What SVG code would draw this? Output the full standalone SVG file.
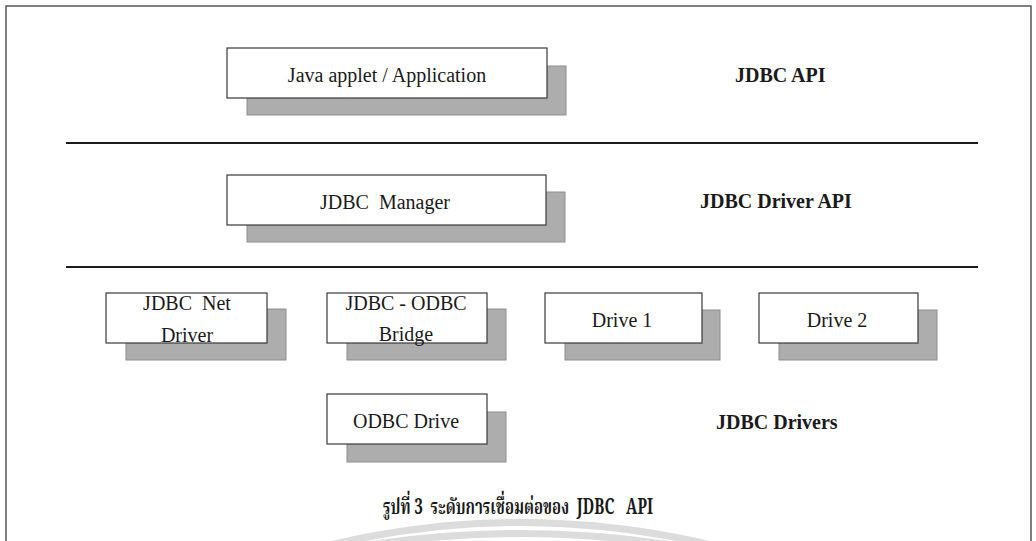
<svg xmlns="http://www.w3.org/2000/svg" width="1036" height="541" viewBox="0 0 1036 541">
  <style>
    text { white-space: pre; }
    .box { fill: #ffffff; stroke: #3a3a3a; stroke-width: 1.2; }
    .shadow { fill: #adadad; stroke: #8e8e8e; stroke-width: 1; }
    .rule { stroke: #1a1a1a; stroke-width: 2.2; }
    .label { font-family: "Liberation Serif", "Times New Roman", serif; font-size: 20px; fill: #1a1a1a; text-anchor: middle; }
    .layer { font-family: "Liberation Serif", "Times New Roman", serif; font-size: 20px; font-weight: bold; fill: #1a1a1a; }
    .caption { font-family: "Noto Serif Thai", "Noto Sans Thai", "Liberation Serif", serif; font-size: 22px; font-weight: bold; fill: #1a1a1a; }
    .seal { fill: none; stroke: #dcdcdc; stroke-width: 7; }
  </style>

  <rect width="1036" height="541" fill="#ffffff"/>

  <!-- page frame -->
  <rect x="6" y="6" width="1025" height="560" fill="none" stroke="#555555" stroke-width="1.5"/>

  <!-- faint seal arcs at the foot of the page -->
  <g id="seal">
    <path class="seal" d="M 330 545 Q 520 500 712 545"/>
    <path class="seal" d="M 368 545 Q 520 522 672 545"/>
  </g>

  <!-- layer separators -->
  <g id="connectors">
    <line class="rule" x1="66" y1="143" x2="978" y2="143"/>
    <line class="rule" x1="66" y1="267" x2="978" y2="267"/>
  </g>

  <g id="java-app">
    <rect class="shadow" x="247" y="66" width="319" height="49"/>
    <rect class="box" x="227" y="48" width="320" height="50"/>
    <text class="label" x="387" y="82">Java applet / Application</text>
  </g>

  <g id="jdbc-manager">
    <rect class="shadow" x="247" y="192" width="318" height="50"/>
    <rect class="box" x="227" y="175" width="319" height="50"/>
    <text class="label" x="385" y="209">JDBC  Manager</text>
  </g>

  <g id="jdbc-net-driver">
    <rect class="shadow" x="126" y="309" width="160" height="51"/>
    <rect class="box" x="106" y="293" width="161" height="50"/>
    <text class="label" x="187" y="310">JDBC  Net</text>
    <text class="label" x="187" y="342">Driver</text>
  </g>

  <g id="jdbc-odbc-bridge">
    <rect class="shadow" x="347" y="309" width="159" height="51"/>
    <rect class="box" x="327" y="293" width="160" height="50"/>
    <text class="label" x="406" y="310">JDBC - ODBC</text>
    <text class="label" x="406" y="341">Bridge</text>
  </g>

  <g id="drive-1">
    <rect class="shadow" x="565" y="310" width="155" height="50"/>
    <rect class="box" x="545" y="293" width="157" height="50"/>
    <text class="label" x="622" y="327">Drive 1</text>
  </g>

  <g id="drive-2">
    <rect class="shadow" x="779" y="310" width="158" height="50"/>
    <rect class="box" x="759" y="293" width="159" height="50"/>
    <text class="label" x="837" y="327">Drive 2</text>
  </g>

  <g id="odbc-drive">
    <rect class="shadow" x="347" y="412" width="159" height="50"/>
    <rect class="box" x="327" y="394" width="160" height="50"/>
    <text class="label" x="406" y="428">ODBC Drive</text>
  </g>

  <!-- layer names -->
  <g id="layer-labels">
    <text class="layer" x="735" y="82">JDBC API</text>
    <text class="layer" x="700" y="208">JDBC Driver API</text>
    <text class="layer" x="716" y="429">JDBC Drivers</text>
  </g>

  <text class="caption" x="383" y="514" textLength="270" lengthAdjust="spacingAndGlyphs">รูปที่ 3  ระดับการเชื่อมต่อของ  JDBC   API</text>
</svg>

• **YOUR INSTRUCTIONS**
Restate the data above exactly, stripping out each image.

• **THE RESPONSE**
What SVG code would draw this? Output the full standalone SVG file.
<svg xmlns="http://www.w3.org/2000/svg" width="1036" height="541" viewBox="0 0 1036 541">
  <style>
    text { white-space: pre; }
    .box { fill: #ffffff; stroke: #3a3a3a; stroke-width: 1.2; }
    .shadow { fill: #adadad; stroke: #8e8e8e; stroke-width: 1; }
    .rule { stroke: #1a1a1a; stroke-width: 2.2; }
    .label { font-family: "Liberation Serif", "Times New Roman", serif; font-size: 20px; fill: #1a1a1a; text-anchor: middle; }
    .layer { font-family: "Liberation Serif", "Times New Roman", serif; font-size: 20px; font-weight: bold; fill: #1a1a1a; }
    .caption { font-family: "Noto Serif Thai", "Noto Sans Thai", "Liberation Serif", serif; font-size: 22px; font-weight: bold; fill: #1a1a1a; }
    .seal { fill: none; stroke: #dcdcdc; stroke-width: 7; }
  </style>

  <rect width="1036" height="541" fill="#ffffff"/>

  <!-- page frame -->
  <rect x="6" y="6" width="1025" height="560" fill="none" stroke="#555555" stroke-width="1.5"/>

  <!-- faint seal arcs at the foot of the page -->
  <g id="seal">
    <path class="seal" d="M 330 545 Q 520 500 712 545"/>
    <path class="seal" d="M 368 545 Q 520 522 672 545"/>
  </g>

  <!-- layer separators -->
  <g id="connectors">
    <line class="rule" x1="66" y1="143" x2="978" y2="143"/>
    <line class="rule" x1="66" y1="267" x2="978" y2="267"/>
  </g>

  <g id="java-app">
    <rect class="shadow" x="247" y="66" width="319" height="49"/>
    <rect class="box" x="227" y="48" width="320" height="50"/>
    <text class="label" x="387" y="82">Java applet / Application</text>
  </g>

  <g id="jdbc-manager">
    <rect class="shadow" x="247" y="192" width="318" height="50"/>
    <rect class="box" x="227" y="175" width="319" height="50"/>
    <text class="label" x="385" y="209">JDBC  Manager</text>
  </g>

  <g id="jdbc-net-driver">
    <rect class="shadow" x="126" y="309" width="160" height="51"/>
    <rect class="box" x="106" y="293" width="161" height="50"/>
    <text class="label" x="187" y="310">JDBC  Net</text>
    <text class="label" x="187" y="342">Driver</text>
  </g>

  <g id="jdbc-odbc-bridge">
    <rect class="shadow" x="347" y="309" width="159" height="51"/>
    <rect class="box" x="327" y="293" width="160" height="50"/>
    <text class="label" x="406" y="310">JDBC - ODBC</text>
    <text class="label" x="406" y="341">Bridge</text>
  </g>

  <g id="drive-1">
    <rect class="shadow" x="565" y="310" width="155" height="50"/>
    <rect class="box" x="545" y="293" width="157" height="50"/>
    <text class="label" x="622" y="327">Drive 1</text>
  </g>

  <g id="drive-2">
    <rect class="shadow" x="779" y="310" width="158" height="50"/>
    <rect class="box" x="759" y="293" width="159" height="50"/>
    <text class="label" x="837" y="327">Drive 2</text>
  </g>

  <g id="odbc-drive">
    <rect class="shadow" x="347" y="412" width="159" height="50"/>
    <rect class="box" x="327" y="394" width="160" height="50"/>
    <text class="label" x="406" y="428">ODBC Drive</text>
  </g>

  <!-- layer names -->
  <g id="layer-labels">
    <text class="layer" x="735" y="82">JDBC API</text>
    <text class="layer" x="700" y="208">JDBC Driver API</text>
    <text class="layer" x="716" y="429">JDBC Drivers</text>
  </g>

  <text class="caption" x="383" y="514" textLength="270" lengthAdjust="spacingAndGlyphs">รูปที่ 3  ระดับการเชื่อมต่อของ  JDBC   API</text>
</svg>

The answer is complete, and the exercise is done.